(Plotting code records)
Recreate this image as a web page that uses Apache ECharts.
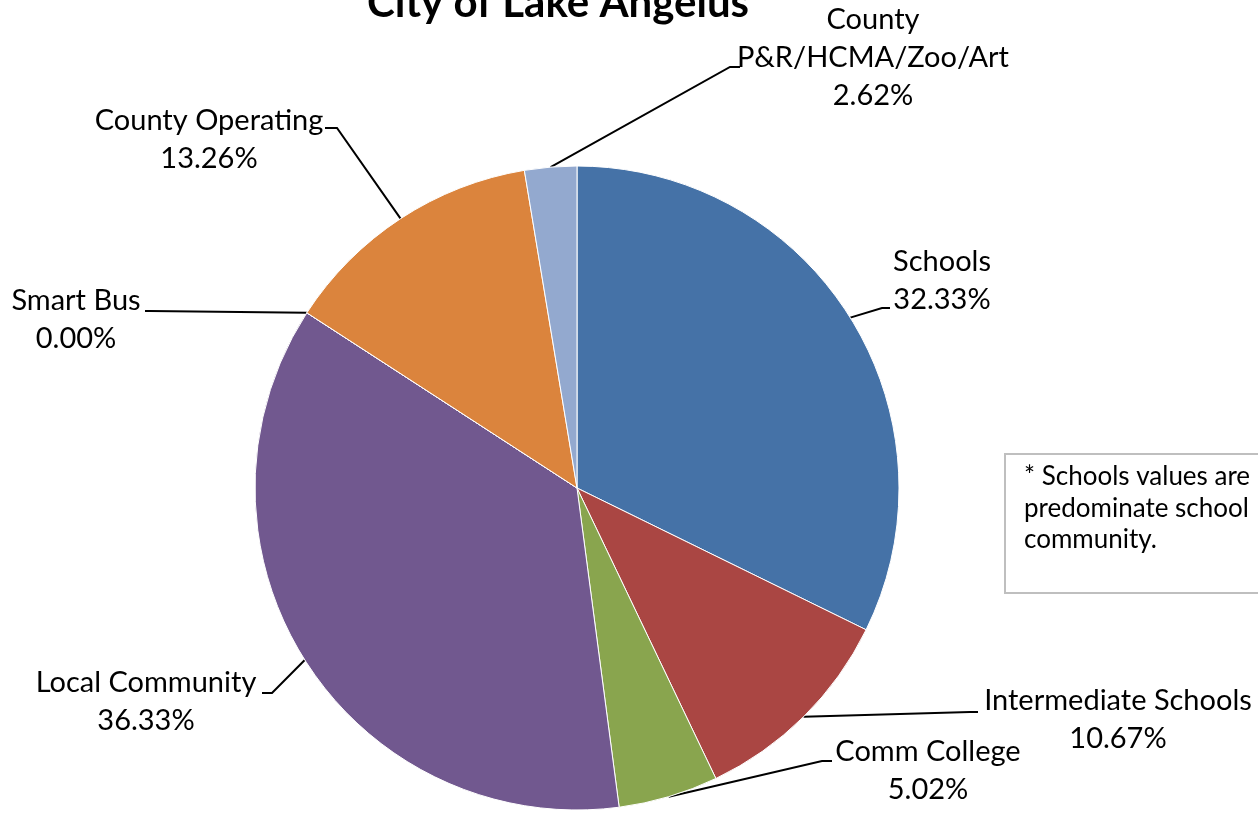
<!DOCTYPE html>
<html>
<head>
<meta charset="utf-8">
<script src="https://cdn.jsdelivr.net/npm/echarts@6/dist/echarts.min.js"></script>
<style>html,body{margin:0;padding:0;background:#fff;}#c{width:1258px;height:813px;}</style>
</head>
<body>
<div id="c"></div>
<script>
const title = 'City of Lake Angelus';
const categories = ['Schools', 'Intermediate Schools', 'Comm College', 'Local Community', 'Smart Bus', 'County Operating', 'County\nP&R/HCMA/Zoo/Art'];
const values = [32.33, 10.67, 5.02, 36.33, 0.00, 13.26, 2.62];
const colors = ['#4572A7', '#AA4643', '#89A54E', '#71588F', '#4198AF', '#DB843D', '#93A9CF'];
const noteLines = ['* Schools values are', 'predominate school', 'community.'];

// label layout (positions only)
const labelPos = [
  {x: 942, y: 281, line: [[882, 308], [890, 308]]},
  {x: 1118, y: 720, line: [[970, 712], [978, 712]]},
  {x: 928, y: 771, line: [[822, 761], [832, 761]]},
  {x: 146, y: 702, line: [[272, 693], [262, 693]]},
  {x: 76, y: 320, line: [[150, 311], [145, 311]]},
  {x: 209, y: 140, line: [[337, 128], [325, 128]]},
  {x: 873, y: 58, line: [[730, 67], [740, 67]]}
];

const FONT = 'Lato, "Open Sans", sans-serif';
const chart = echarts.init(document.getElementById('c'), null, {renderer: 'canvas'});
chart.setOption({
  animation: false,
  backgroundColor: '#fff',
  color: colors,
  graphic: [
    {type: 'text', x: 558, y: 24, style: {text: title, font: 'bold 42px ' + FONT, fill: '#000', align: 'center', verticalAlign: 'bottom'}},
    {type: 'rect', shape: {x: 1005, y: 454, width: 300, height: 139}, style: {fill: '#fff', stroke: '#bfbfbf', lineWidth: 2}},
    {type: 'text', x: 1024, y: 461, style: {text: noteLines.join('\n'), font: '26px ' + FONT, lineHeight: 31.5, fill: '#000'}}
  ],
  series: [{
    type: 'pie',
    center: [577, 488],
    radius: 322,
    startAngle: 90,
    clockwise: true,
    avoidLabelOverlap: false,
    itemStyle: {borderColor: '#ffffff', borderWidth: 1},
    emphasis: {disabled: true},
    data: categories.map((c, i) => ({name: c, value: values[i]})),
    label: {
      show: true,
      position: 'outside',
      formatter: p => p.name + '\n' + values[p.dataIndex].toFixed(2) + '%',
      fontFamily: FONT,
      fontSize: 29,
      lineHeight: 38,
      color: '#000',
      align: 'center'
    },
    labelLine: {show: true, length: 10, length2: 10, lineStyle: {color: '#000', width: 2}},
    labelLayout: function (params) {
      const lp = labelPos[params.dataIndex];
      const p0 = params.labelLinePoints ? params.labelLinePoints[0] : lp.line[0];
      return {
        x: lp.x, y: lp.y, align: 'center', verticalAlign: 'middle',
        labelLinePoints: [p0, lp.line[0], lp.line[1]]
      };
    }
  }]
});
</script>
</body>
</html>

* * *

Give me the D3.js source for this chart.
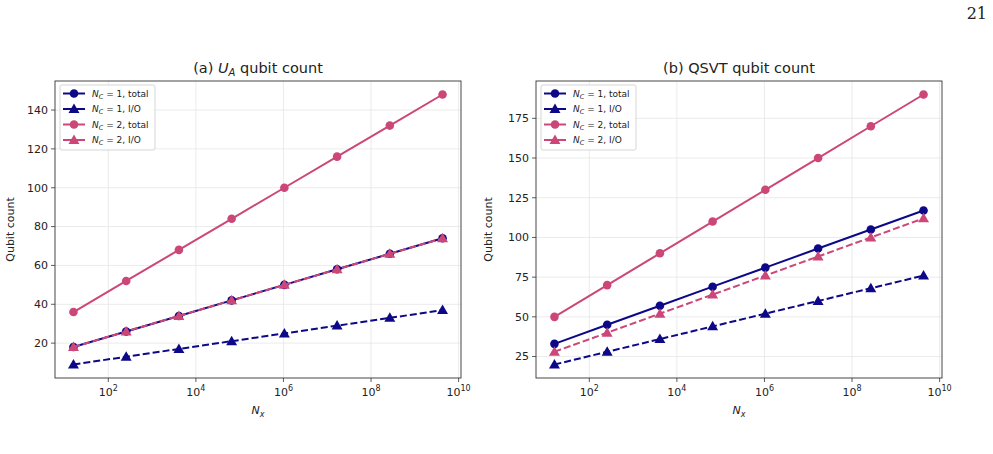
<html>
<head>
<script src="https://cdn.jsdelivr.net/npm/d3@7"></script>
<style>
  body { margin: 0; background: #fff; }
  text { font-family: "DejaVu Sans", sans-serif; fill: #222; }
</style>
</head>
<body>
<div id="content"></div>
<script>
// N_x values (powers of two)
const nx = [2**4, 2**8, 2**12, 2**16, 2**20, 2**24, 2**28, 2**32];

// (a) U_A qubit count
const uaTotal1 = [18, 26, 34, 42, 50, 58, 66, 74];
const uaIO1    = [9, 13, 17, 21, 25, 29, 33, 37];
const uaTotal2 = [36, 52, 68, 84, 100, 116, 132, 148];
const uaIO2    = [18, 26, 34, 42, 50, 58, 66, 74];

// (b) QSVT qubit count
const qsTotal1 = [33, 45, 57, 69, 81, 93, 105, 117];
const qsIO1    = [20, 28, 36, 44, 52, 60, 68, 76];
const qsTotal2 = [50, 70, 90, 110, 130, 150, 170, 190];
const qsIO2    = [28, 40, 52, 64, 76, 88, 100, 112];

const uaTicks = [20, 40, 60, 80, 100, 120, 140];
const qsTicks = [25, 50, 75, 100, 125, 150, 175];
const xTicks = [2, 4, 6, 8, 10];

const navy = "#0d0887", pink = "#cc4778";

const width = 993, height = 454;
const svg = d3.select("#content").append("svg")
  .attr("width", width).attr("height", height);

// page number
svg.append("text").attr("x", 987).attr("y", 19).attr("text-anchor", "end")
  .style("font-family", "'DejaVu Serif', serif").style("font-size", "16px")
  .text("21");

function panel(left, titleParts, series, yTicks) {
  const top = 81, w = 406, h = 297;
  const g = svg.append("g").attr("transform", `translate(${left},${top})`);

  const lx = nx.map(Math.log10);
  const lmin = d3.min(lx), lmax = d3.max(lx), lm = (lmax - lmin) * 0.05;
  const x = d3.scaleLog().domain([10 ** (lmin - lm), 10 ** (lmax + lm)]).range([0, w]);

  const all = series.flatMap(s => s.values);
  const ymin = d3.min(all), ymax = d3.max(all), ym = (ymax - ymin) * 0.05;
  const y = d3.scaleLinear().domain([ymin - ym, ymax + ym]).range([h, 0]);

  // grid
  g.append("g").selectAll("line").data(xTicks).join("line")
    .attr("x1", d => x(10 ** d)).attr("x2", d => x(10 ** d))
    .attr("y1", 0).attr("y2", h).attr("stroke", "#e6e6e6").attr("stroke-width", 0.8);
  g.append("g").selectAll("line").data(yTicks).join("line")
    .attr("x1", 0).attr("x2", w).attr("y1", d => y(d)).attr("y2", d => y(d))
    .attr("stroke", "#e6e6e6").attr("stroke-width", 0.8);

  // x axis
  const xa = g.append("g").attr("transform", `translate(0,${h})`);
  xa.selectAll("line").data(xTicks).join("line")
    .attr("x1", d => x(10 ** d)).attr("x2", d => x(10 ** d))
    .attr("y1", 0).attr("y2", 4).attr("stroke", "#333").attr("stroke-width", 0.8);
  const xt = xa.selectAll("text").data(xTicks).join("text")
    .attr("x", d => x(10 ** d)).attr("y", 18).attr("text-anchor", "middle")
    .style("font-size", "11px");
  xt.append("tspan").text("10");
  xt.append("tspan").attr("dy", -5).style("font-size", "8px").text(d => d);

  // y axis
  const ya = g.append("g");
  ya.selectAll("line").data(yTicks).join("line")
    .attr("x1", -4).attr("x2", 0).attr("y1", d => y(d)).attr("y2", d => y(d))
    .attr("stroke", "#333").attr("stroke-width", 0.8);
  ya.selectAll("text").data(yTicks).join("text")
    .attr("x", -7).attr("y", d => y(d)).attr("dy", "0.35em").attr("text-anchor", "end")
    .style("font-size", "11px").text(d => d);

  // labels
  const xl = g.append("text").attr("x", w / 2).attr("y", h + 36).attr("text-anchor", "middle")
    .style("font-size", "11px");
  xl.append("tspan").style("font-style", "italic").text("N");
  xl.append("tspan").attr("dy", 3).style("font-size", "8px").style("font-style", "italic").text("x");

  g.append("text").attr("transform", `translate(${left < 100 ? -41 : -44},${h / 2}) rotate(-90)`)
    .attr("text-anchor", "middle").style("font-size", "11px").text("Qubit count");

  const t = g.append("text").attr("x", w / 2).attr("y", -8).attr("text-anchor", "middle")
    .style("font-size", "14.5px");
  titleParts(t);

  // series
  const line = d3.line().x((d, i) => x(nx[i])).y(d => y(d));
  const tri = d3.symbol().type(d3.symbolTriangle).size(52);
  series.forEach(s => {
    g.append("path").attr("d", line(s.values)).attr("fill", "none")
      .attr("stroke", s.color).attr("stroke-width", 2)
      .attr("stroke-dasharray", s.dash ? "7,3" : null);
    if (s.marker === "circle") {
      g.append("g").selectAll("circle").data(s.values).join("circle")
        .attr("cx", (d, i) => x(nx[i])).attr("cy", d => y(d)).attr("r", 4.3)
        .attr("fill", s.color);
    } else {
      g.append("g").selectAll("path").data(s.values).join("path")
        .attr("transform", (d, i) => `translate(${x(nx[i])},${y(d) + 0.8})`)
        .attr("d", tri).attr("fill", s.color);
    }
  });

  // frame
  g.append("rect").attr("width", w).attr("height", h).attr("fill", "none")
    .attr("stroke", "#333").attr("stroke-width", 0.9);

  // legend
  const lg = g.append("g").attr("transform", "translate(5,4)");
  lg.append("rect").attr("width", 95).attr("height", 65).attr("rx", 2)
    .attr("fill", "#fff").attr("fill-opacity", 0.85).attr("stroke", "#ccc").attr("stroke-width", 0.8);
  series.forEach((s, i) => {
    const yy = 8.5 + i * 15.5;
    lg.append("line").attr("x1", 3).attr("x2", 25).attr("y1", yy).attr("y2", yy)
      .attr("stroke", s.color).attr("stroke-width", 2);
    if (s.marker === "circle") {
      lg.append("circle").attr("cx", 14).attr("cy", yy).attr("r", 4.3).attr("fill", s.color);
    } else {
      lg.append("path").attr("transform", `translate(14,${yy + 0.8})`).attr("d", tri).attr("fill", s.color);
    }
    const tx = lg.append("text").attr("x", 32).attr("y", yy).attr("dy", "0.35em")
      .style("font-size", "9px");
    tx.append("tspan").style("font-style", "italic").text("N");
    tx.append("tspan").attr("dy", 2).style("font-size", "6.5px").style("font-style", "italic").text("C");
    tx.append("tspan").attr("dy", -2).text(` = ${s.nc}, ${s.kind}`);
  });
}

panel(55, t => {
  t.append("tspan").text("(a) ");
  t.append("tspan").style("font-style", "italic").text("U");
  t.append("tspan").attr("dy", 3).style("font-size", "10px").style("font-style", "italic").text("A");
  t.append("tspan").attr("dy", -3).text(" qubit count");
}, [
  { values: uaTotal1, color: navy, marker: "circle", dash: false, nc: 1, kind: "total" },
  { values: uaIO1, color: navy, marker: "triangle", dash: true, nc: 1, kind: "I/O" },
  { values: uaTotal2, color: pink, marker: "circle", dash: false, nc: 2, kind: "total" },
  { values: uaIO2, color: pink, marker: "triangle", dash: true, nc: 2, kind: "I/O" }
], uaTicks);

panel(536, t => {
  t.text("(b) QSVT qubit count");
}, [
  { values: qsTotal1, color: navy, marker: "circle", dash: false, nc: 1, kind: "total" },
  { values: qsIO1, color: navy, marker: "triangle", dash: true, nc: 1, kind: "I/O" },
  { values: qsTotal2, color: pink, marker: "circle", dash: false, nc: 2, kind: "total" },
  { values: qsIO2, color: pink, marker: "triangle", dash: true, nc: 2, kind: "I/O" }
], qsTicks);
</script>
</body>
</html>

### [Task requirements]
The lines you need run from the one containing "Recreate this image" down to the one containing "const noteLines = ['*"; print them exactly, both ends included, and leave out pictures.

### [Result of the exercise]
Recreate this image as a web page that uses Apache ECharts.
<!DOCTYPE html>
<html>
<head>
<meta charset="utf-8">
<script src="https://cdn.jsdelivr.net/npm/echarts@6/dist/echarts.min.js"></script>
<style>html,body{margin:0;padding:0;background:#fff;}#c{width:1258px;height:813px;}</style>
</head>
<body>
<div id="c"></div>
<script>
const title = 'City of Lake Angelus';
const categories = ['Schools', 'Intermediate Schools', 'Comm College', 'Local Community', 'Smart Bus', 'County Operating', 'County\nP&R/HCMA/Zoo/Art'];
const values = [32.33, 10.67, 5.02, 36.33, 0.00, 13.26, 2.62];
const colors = ['#4572A7', '#AA4643', '#89A54E', '#71588F', '#4198AF', '#DB843D', '#93A9CF'];
const noteLines = ['* Schools values are', 'predominate school', 'community.'];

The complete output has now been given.